BOSTON — The race to be the first $100,000 pickup is going strong, though it’s unclear whether any of the truck makers actually wants to win it. Ford, RAM, Chevy and GMC are all inching ever closer and, though there seems to be an endless appetite for pricey wares amongst luxury truck buyers, we’re not quite to the $100K mark yet.
Though full-size trucks start around $28,000 for a bare-bones unit, the average is right around $40,000 according to Kelley Blue Book. The RAM 1500 Big Horn Crew Cab that I tested was decidedly more expensive, with an all-in sticker price of $57,335.
With that in mind, I climbed (literally, it’s quite a tall truck) behind the wheel and was immediately overwhelmed by the number of USB ports this thing has. It might not be your first thought when climbing into a new pickup, but golly this thing has a lot of places to plug in your gadgets.
There are four in the front console, two USB-A and two USB-C for newer devices. Then there’s the same setup for rear-seat passengers. Then there are two more 110-volt power outlets (like you’d find in your house) to plug in laptops, lights, blenders and who knows what else, and even an old-fashioned 12-volt cigarette lighter adapter (though no actual cigarette lighter).
There are cupholders everywhere, even in the doors, along with cavernous storage in the center console. In the back, the seats fold up and away so you have the entire floor to load stuff into, and then there are secret definitely-not-for-smuggling compartments hidden beneath the floor mats. There are two glove compartments.

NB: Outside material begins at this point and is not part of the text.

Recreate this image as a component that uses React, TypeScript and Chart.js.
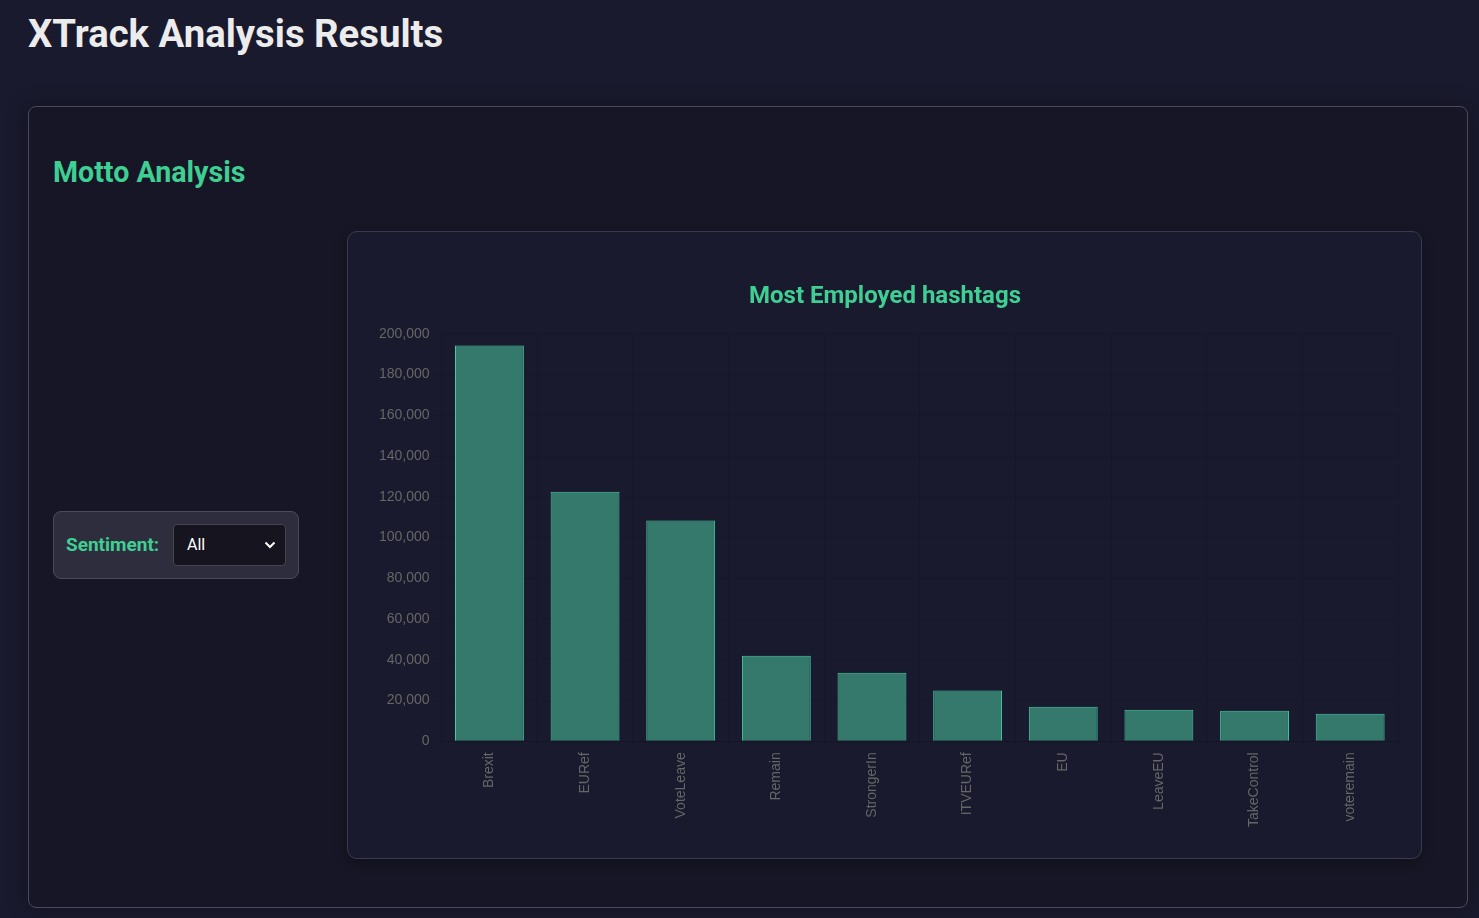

And I’m only halfway done with places to put stuff because then there’s the entire truck bed. And 8,200 pounds of maximum towing (as spec’d, north of 11,000 pounds available). So, OK. There are a lot of places for stuff, which is terrific for a pickup that’s going to be used as everything from a mobile office to a soccer team transportation vehicle.
With a proverbial truckload of creature comforts like heated seats, CarPlay and Android Auto from an 8.4-inch touchscreen (a giant 12-inch iPad-esque unit is available, though you annoyingly lose actual knobs for the temperature settings), power-adjustable pedals, a remote-start system, and a frankly enormous panoramic sunroof (a $1,495 option that’s worth every penny), you’ll enjoy your time in the RAM — if you option it up with toys. This one is only halfway optioned, too.
Our unit had four-corner air suspension ($1,795), which made the ride smooth-ish — it’s good for a truck, but if you’re used to a sedan or crossover, it’ll leave something to be desired. It also allowed the truck to be lowered for easier ingress and egress, though we couldn’t figure out how to do that automatically. And, if it did, I don’t know that I’d want the thing raising and lowering every time I turned it off. Ten years of that will do a number on your air bags.
Though a full safety suite with adaptive cruise control and automatic emergency braking is available, it’s not standard. Ours has blind-spot monitoring with backup cross-path detection ($595), but the fancier safety options are elsewhere. This is disappointing, given Ford offers all that standard in the F-150. But it’s better than Chevy and GMC which, very disappointingly, don’t offer full automatic emergency braking in its newest generation trucks.
Ours had a 5.7-liter HEMI V8 good for 395 horsepower and 410 lb-ft of torque. We didn’t tow anything, but I have no doubt that this would handle most full-size towing tasks with aplomb. There are a few different engine options, including a mild-hybrid option for the V8 that adds an extra 130 pound-feet of torque for a best-in-class 12,750 pounds of total towing. There’s also the Pentastar 3.6L V6 that also has the mild-hybrid version, as well as an EcoDiesel V6 that’s returning to the lineup later in the year.
EPA-rated fuel economy is 15/21 city and highway on the 4x4 V8. RAM’s 8-speed automatic transmission is terrific.
Whether you’re looking for the top-of-the-line city-themed Limited or the Laramie Longhorn (Western-themed), or the off-road ready Rebel, or the workhorse Tradesman — and that’s not even all the trim levels — the RAM 1500 is a serious challenger to the Ford F-150’s longstanding pickup truck Iron Throne.